WORK TO DO = Only the span from the line containing "Write a Python" down to the line containing "plt.rcParams['font.family'] = ['Liberation" is to be printed, exactly and inclusively, with pictures omitted.

EXTRACTED INFORMATION =
▬▬▬

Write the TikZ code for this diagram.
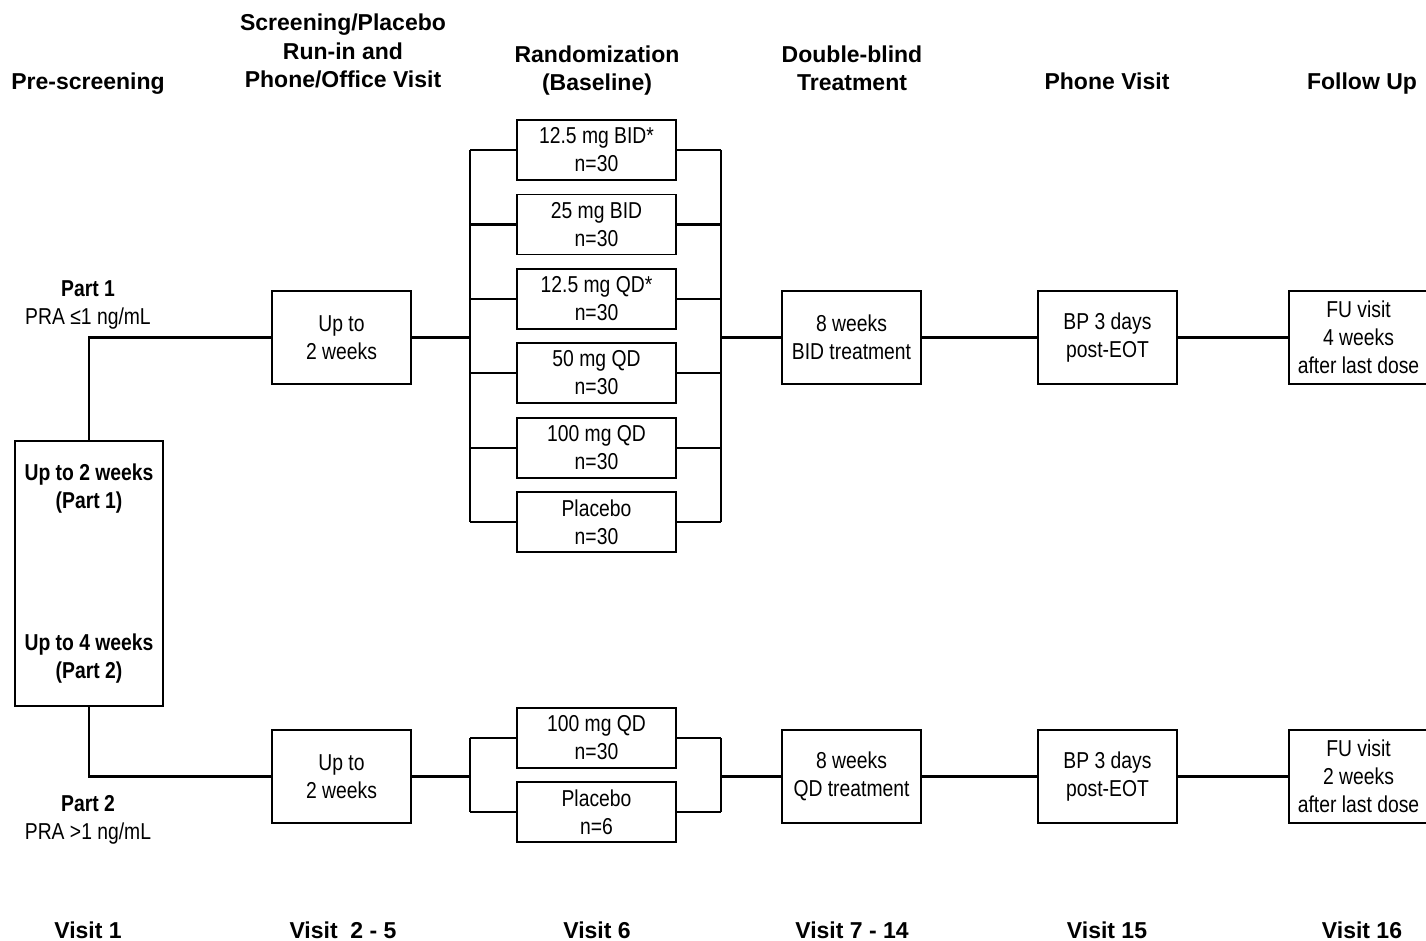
\documentclass[tikz,border=0pt]{standalone}
\usepackage{fontspec}
\setmainfont{Liberation Sans}
\newfontfamily\nar[FakeStretch=0.84]{Liberation Sans}
\begin{document}
\begin{tikzpicture}[x=1pt,y=-1pt,
  hdr/.style={font=\fontsize{23}{28.5}\selectfont\bfseries, align=center, inner sep=0, text height=17, text depth=5},
  lbl/.style={font=\nar\fontsize{23}{28}\selectfont, align=center, inner sep=0, text height=16.5, text depth=4.5},
  blbl/.style={lbl, font=\nar\fontsize{23}{28}\selectfont\bfseries},
  box/.style={draw, line width=1.6, minimum width=139, minimum height=93, inner sep=0, align=center, font=\nar\fontsize{23}{28}\selectfont},
  arm/.style={box, minimum width=159, minimum height=60},
  ln/.style={line width=2.2}]
\useasboundingbox (0,0) rectangle (1426,941);
% headers
\node[hdr] (h1) at (88,84) {Pre-screening};
\node[hdr] (h2) at (343,82) {Screening/Placebo\\Run-in and\\Phone/Office Visit};
\node[hdr] (h3) at (597,85) {Randomization\\(Baseline)};
\node[hdr] (h4) at (852,85) {Double-blind\\Treatment};
\node[hdr] (h5) at (1107,84) {Phone Visit};
\node[hdr] (h6) at (1362,84) {Follow Up};
% visits
\node[hdr] (v1) at (88,932) {Visit 1};
\node[hdr] (v2) at (343,932) {Visit\ \ 2 - 5};
\node[hdr] (v3) at (597,932) {Visit 6};
\node[hdr] (v4) at (852,932) {Visit 7 - 14};
\node[hdr] (v5) at (1107,932) {Visit 15};
\node[hdr] (v6) at (1362,932) {Visit 16};
% pre-screening box
\node[box, minimum width=148, minimum height=265] (pre) at (89,573.5) {};
\node[blbl] (pt1) at (89,502) {Up to 2 weeks\\(Part 1)};
\node[blbl] (pt2) at (89,672) {Up to 4 weeks\\(Part 2)};
% part labels
\node[blbl] (p1a) at (88,290) {Part 1};
\node[lbl] (p1b) at (88,318) {PRA ≤1 ng/mL};
\node[blbl] (p2a) at (88,805) {Part 2};
\node[lbl] (p2b) at (88,833) {PRA >1 ng/mL};
% part 1 row
\node[box] (ru1) at (341.5,337.5) {Up to\\2 weeks};
\node[arm] (a1) at (596.5,150) {12.5 mg BID*\\n=30};
\node[arm] (a2) at (596.5,224.5) {25 mg BID\\n=30};
\node[arm] (a3) at (596.5,299) {12.5 mg QD*\\n=30};
\node[arm] (a4) at (596.5,373) {50 mg QD\\n=30};
\node[arm] (a5) at (596.5,448) {100 mg QD\\n=30};
\node[arm] (a6) at (596.5,522) {Placebo\\n=30};
\node[box] (tr1) at (851.5,337.5) {8 weeks\\BID treatment};
\node[box] (ph1) at (1107.5,337.5) {BP 3 days\\post-EOT};
\node[box] (fu1) at (1358.5,337.5) {FU visit\\4 weeks\\after last dose};
% part 2 row
\node[box] (ru2) at (341.5,776.5) {Up to\\2 weeks};
\node[arm] (b1) at (596.5,738) {100 mg QD\\n=30};
\node[arm] (b2) at (596.5,812) {Placebo\\n=6};
\node[box] (tr2) at (851.5,776.5) {8 weeks\\QD treatment};
\node[box] (ph2) at (1107.5,776.5) {BP 3 days\\post-EOT};
\node[box] (fu2) at (1358.5,776.5) {FU visit\\2 weeks\\after last dose};
% bracket coordinates
\coordinate (bl) at (470,0);
\coordinate (br) at (721,0);
% connectors
\draw[ln] (pre.north) |- (ru1.west);
\draw[ln] (pre.south) |- (ru2.west);
\draw[ln] (ru1.east) -- (ru1.east -| bl);
\draw[ln] (a1.west -| bl) -- (a6.west -| bl);
\draw[ln] (a1.east -| br) -- (a6.east -| br);
\foreach \a in {a1,a2,a3,a4,a5,a6}{
  \draw[ln] (\a.west -| bl) -- (\a.west);
  \draw[ln] (\a.east) -- (\a.east -| br);
}
\draw[ln] (tr1.west -| br) -- (tr1.west);
\draw[ln] (tr1.east) -- (ph1.west);
\draw[ln] (ph1.east) -- (fu1.west);
\draw[ln] (ru2.east) -- (ru2.east -| bl);
\draw[ln] (b1.west -| bl) -- (b2.west -| bl);
\draw[ln] (b1.east -| br) -- (b2.east -| br);
\foreach \a in {b1,b2}{
  \draw[ln] (\a.west -| bl) -- (\a.west);
  \draw[ln] (\a.east) -- (\a.east -| br);
}
\draw[ln] (tr2.west -| br) -- (tr2.west);
\draw[ln] (tr2.east) -- (ph2.west);
\draw[ln] (ph2.east) -- (fu2.west);
\end{tikzpicture}
\end{document}
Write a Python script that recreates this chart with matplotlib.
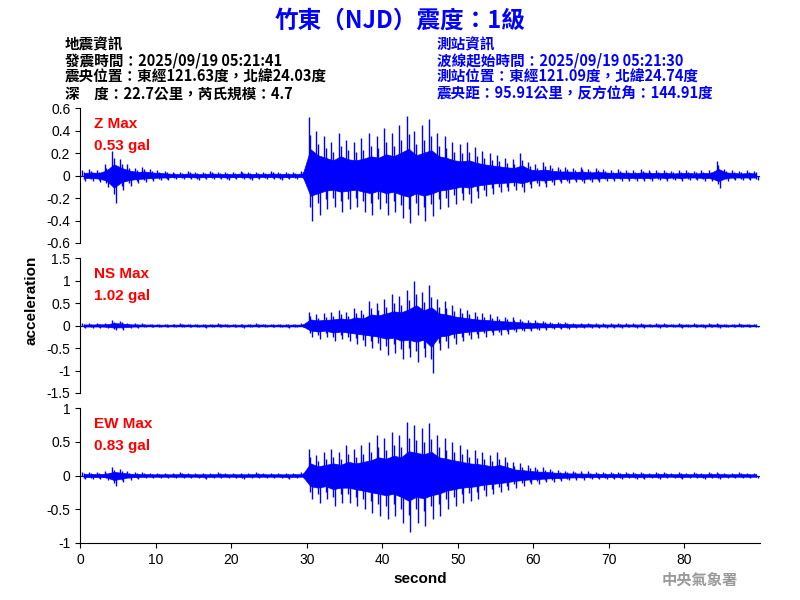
import numpy as np
import matplotlib
matplotlib.use('Agg')
import matplotlib.pyplot as plt

plt.rcParams['font.family'] = ['Liberation Sans', 'Noto Sans CJK TC', 'DejaVu Sans']

# per-second envelope of each trace (upper peak, lower peak magnitude), 0..89 s
z_up = [0.05, 0.06, 0.05, 0.10, 0.22, 0.15, 0.10, 0.07, 0.08, 0.06,
        0.05, 0.04, 0.03, 0.03, 0.04, 0.03, 0.03, 0.04, 0.03, 0.03,
        0.03, 0.04, 0.03, 0.03, 0.03, 0.04, 0.03, 0.03, 0.03, 0.04,
        0.52, 0.40, 0.35, 0.30, 0.38, 0.32, 0.30, 0.33, 0.38, 0.35,
        0.42, 0.38, 0.45, 0.53, 0.40, 0.45, 0.50, 0.38, 0.35, 0.30,
        0.28, 0.30, 0.25, 0.22, 0.20, 0.18, 0.16, 0.15, 0.20, 0.12,
        0.10, 0.12, 0.09, 0.08, 0.08, 0.07, 0.08, 0.06, 0.07, 0.06,
        0.05, 0.06, 0.05, 0.05, 0.06, 0.05, 0.05, 0.05, 0.04, 0.05,
        0.05, 0.04, 0.05, 0.05, 0.13, 0.06, 0.05, 0.04, 0.05, 0.04]
z_dn = [0.05, 0.05, 0.06, 0.10, 0.24, 0.13, 0.09, 0.07, 0.06, 0.05,
        0.04, 0.04, 0.03, 0.03, 0.03, 0.04, 0.03, 0.03, 0.03, 0.04,
        0.03, 0.03, 0.04, 0.03, 0.03, 0.03, 0.04, 0.03, 0.03, 0.03,
        0.40, 0.35, 0.30, 0.28, 0.32, 0.30, 0.28, 0.32, 0.35, 0.30,
        0.35, 0.32, 0.38, 0.42, 0.35, 0.40, 0.36, 0.30, 0.28, 0.25,
        0.22, 0.24, 0.20, 0.18, 0.16, 0.15, 0.14, 0.13, 0.15, 0.11,
        0.09, 0.10, 0.08, 0.07, 0.07, 0.06, 0.07, 0.06, 0.06, 0.05,
        0.05, 0.05, 0.05, 0.05, 0.05, 0.05, 0.04, 0.05, 0.04, 0.05,
        0.04, 0.04, 0.05, 0.05, 0.11, 0.05, 0.04, 0.04, 0.04, 0.04]
ns_up = [0.05, 0.05, 0.06, 0.06, 0.12, 0.10, 0.06, 0.05, 0.05, 0.04,
         0.04, 0.04, 0.04, 0.05, 0.04, 0.04, 0.04, 0.04, 0.05, 0.04,
         0.04, 0.04, 0.04, 0.05, 0.04, 0.04, 0.04, 0.04, 0.04, 0.05,
         0.30, 0.25, 0.28, 0.30, 0.35, 0.30, 0.40, 0.35, 0.55, 0.50,
         0.60, 0.70, 0.65, 0.80, 1.00, 0.75, 0.90, 0.60, 0.55, 0.45,
         0.40, 0.35, 0.30, 0.28, 0.25, 0.22, 0.20, 0.18, 0.15, 0.12,
         0.12, 0.10, 0.08, 0.08, 0.07, 0.06, 0.06, 0.06, 0.05, 0.05,
         0.05, 0.05, 0.05, 0.05, 0.05, 0.04, 0.05, 0.05, 0.04, 0.05,
         0.04, 0.05, 0.04, 0.05, 0.05, 0.04, 0.04, 0.05, 0.04, 0.04]
ns_dn = [0.05, 0.05, 0.05, 0.06, 0.10, 0.09, 0.06, 0.05, 0.04, 0.04,
         0.04, 0.04, 0.04, 0.04, 0.04, 0.04, 0.05, 0.04, 0.04, 0.04,
         0.04, 0.05, 0.04, 0.04, 0.04, 0.04, 0.04, 0.05, 0.04, 0.04,
         0.25, 0.30, 0.25, 0.35, 0.30, 0.35, 0.40, 0.45, 0.50, 0.55,
         0.65, 0.60, 0.75, 0.70, 0.80, 0.70, 1.05, 0.55, 0.50, 0.40,
         0.35, 0.30, 0.28, 0.25, 0.22, 0.20, 0.18, 0.15, 0.13, 0.12,
         0.10, 0.09, 0.08, 0.07, 0.07, 0.06, 0.06, 0.05, 0.05, 0.05,
         0.05, 0.05, 0.04, 0.05, 0.05, 0.04, 0.05, 0.04, 0.04, 0.05,
         0.04, 0.04, 0.05, 0.04, 0.05, 0.04, 0.04, 0.04, 0.04, 0.04]
ew_up = [0.05, 0.05, 0.05, 0.06, 0.12, 0.09, 0.06, 0.05, 0.05, 0.04,
         0.04, 0.04, 0.04, 0.05, 0.04, 0.04, 0.04, 0.04, 0.05, 0.04,
         0.04, 0.04, 0.04, 0.05, 0.04, 0.04, 0.04, 0.04, 0.04, 0.05,
         0.40, 0.30, 0.35, 0.40, 0.35, 0.45, 0.40, 0.45, 0.50, 0.60,
         0.55, 0.65, 0.60, 0.80, 0.75, 0.70, 0.78, 0.60, 0.55, 0.50,
         0.45, 0.40, 0.38, 0.35, 0.30, 0.35, 0.28, 0.20, 0.18, 0.15,
         0.13, 0.12, 0.10, 0.08, 0.07, 0.07, 0.06, 0.06, 0.05, 0.05,
         0.05, 0.05, 0.05, 0.05, 0.05, 0.04, 0.05, 0.05, 0.04, 0.05,
         0.04, 0.05, 0.04, 0.05, 0.05, 0.04, 0.04, 0.05, 0.04, 0.04]
ew_dn = [0.05, 0.05, 0.05, 0.06, 0.15, 0.10, 0.06, 0.05, 0.04, 0.04,
         0.04, 0.04, 0.04, 0.04, 0.04, 0.04, 0.05, 0.04, 0.04, 0.04,
         0.04, 0.05, 0.04, 0.04, 0.04, 0.04, 0.04, 0.05, 0.04, 0.04,
         0.35, 0.40, 0.35, 0.45, 0.40, 0.40, 0.45, 0.50, 0.55, 0.60,
         0.65, 0.60, 0.70, 0.83, 0.70, 0.75, 0.65, 0.60, 0.50, 0.45,
         0.40, 0.38, 0.35, 0.30, 0.28, 0.25, 0.22, 0.18, 0.15, 0.13,
         0.12, 0.10, 0.09, 0.08, 0.07, 0.06, 0.06, 0.05, 0.05, 0.05,
         0.05, 0.05, 0.04, 0.05, 0.05, 0.04, 0.05, 0.04, 0.04, 0.05,
         0.04, 0.04, 0.05, 0.04, 0.05, 0.04, 0.04, 0.04, 0.04, 0.04]

traces = [("Z Max", "0.53 gal", z_up, z_dn, (-0.6, 0.6), np.arange(-0.6, 0.61, 0.2)),
          ("NS Max", "1.02 gal", ns_up, ns_dn, (-1.5, 1.5), np.arange(-1.5, 1.51, 0.5)),
          ("EW Max", "0.83 gal", ew_up, ew_dn, (-1, 1), np.arange(-1, 1.01, 0.5))]

fig = plt.figure(figsize=(8, 6), dpi=100)
tops = [108, 258, 408]
h = 135
blue = '#0000ff'
cjk = ['Noto Sans CJK TC', 'DejaVu Sans']

for i, (name, val, up, dn, lim, ticks) in enumerate(traces):
    ax = fig.add_axes([80 / 800, 1 - (tops[i] + h) / 600, 680 / 800, h / 600])
    up = np.array(up)
    dn = np.array(dn)
    t = np.arange(len(up)) + 0.5
    # dense core of the waveform, then the peak spikes
    ax.fill_between(t, 0.45 * up, -0.45 * dn, color=blue, lw=0.5)
    ax.vlines(t - 0.25, 0, up, color=blue, lw=1)
    ax.vlines(t + 0.2, -dn, 0, color=blue, lw=1)
    ax.vlines(t, -0.7 * dn, 0.7 * up, color=blue, lw=1)
    ax.plot([0, 90], [0, 0], color=blue, lw=0.8)
    ax.set_xlim(0, 90)
    ax.set_ylim(*lim)
    ax.set_yticks(ticks)
    ax.set_yticklabels([('%g' % round(v, 1)) for v in ticks], fontsize=10)
    for s in ['top', 'right']:
        ax.spines[s].set_visible(False)
    if i < 2:
        ax.spines['bottom'].set_visible(False)
        ax.set_xticks([])
    else:
        ax.set_xticks(np.arange(0, 81, 10))
        ax.tick_params(labelsize=10)
        ax.set_xlabel('second', fontsize=11, fontweight='bold')
    ax.text(0.02, 0.93, name, transform=ax.transAxes, color='red', fontsize=11,
            fontweight='bold', va='top')
    ax.text(0.02, 0.77, val, transform=ax.transAxes, color='red', fontsize=11,
            fontweight='bold', va='top')

fig.text(0.04, 0.5, 'acceleration', rotation=90, fontsize=11, fontweight='bold',
         va='center', ha='center')

fig.text(0.5, 0.965, '竹東（NJD）震度：1級', color=blue, fontsize=17,
         fontweight='bold', ha='center', va='center', family=cjk)

left = ['地震資訊', '發震時間：2025/09/19 05:21:41',
        '震央位置：東經121.63度，北緯24.03度', '深　度：22.7公里，芮氏規模：4.7']
right = ['測站資訊', '波線起始時間：2025/09/19 05:21:30',
         '測站位置：東經121.09度，北緯24.74度', '震央距：95.91公里，反方位角：144.91度']
for k, (a, b) in enumerate(zip(left, right)):
    y = 1 - (44 + k * 16.5) / 600
    fig.text(65 / 800, y, a, fontsize=10.5, va='center', family=cjk, fontweight='bold')
    fig.text(437 / 800, y, b, fontsize=10.5, va='center', family=cjk,
             fontweight='bold', color=blue)

fig.text(700 / 800, 1 - 580 / 600, '中央氣象署', color='#999999', fontsize=11,
         ha='center', va='center', family=cjk, fontweight='bold')

fig.savefig('out.png', dpi=100)
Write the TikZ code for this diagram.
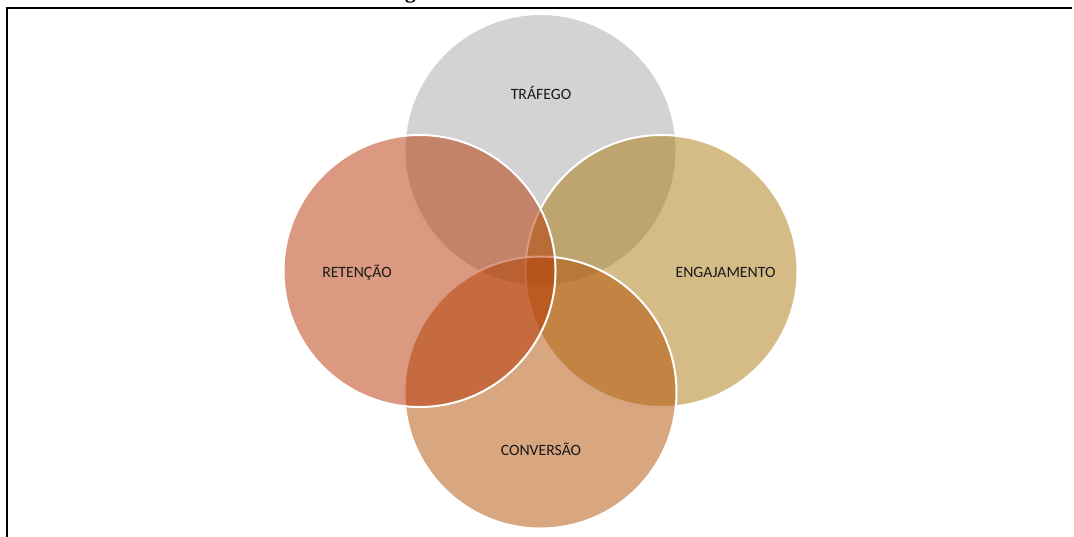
\documentclass[tikz,border=0pt]{standalone}
\usepackage{fontspec}
\newfontfamily\vennfont{Carlito}
\newfontfamily\capfont{Liberation Serif}
\definecolor{venngray}{RGB}{167,167,167}
\definecolor{venngold}{RGB}{171,121,15}
\definecolor{vennochre}{RGB}{177,77,0}
\definecolor{vennrust}{RGB}{181,51,1}
\usetikzlibrary{positioning}

\begin{document}
\begin{tikzpicture}[x=0.75pt,y=-0.75pt,
    venn/.style={draw=white,line width=1.5pt,fill opacity=0.5},
    vennlabel/.style={font=\vennfont\fontsize{11.8}{14}\selectfont,
                      text=black!90,inner sep=0pt,anchor=base}]
  \useasboundingbox (0,0) rectangle (1074,536);

  %% caption line above the frame (cut off at the top)
  \node[font=\capfont\bfseries\fontsize{16}{18}\selectfont,anchor=base,inner sep=0pt]
        (caption) at (410.5,-2) {g};
  %% frame
  \draw[line width=1.5pt] (6.5,540) -- (6.5,7.5) -- (1072,7.5);

  %% circle centres
  \coordinate (ctop)    at (540.5,150);
  \coordinate (cright)  at (661.5,271);
  \coordinate (cbottom) at (540.5,392.5);
  \coordinate (cleft)   at (419.5,271);

  %% circles, drawn clockwise from the top
  \path[venn,fill=venngray]  (ctop)    circle[radius=102pt];
  \path[venn,fill=venngold]  (cright)  circle[radius=102pt];
  \path[venn,fill=vennochre] (cbottom) circle[radius=102pt];
  \path[venn,fill=vennrust]  (cleft)   circle[radius=102pt];

  %% labels
  \node[vennlabel] (trafego)     at (541,99)  {TRÁFEGO};
  \node[vennlabel] (engajamento) at (725.5,277) {ENGAJAMENTO};
  \node[vennlabel] (conversao)   at (541,455) {CONVERSÃO};
  \node[vennlabel] (retencao)    at (357,277) {RETENÇÃO};
\end{tikzpicture}
\end{document}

▬▬▬

TASK SOLUTION =
Write a Python script that recreates this chart with matplotlib.
import numpy as np
import matplotlib
matplotlib.use('Agg')
import matplotlib.pyplot as plt

plt.rcParams['font.family'] = ['Liberation Sans', 'Noto Sans CJK TC', 'DejaVu Sans']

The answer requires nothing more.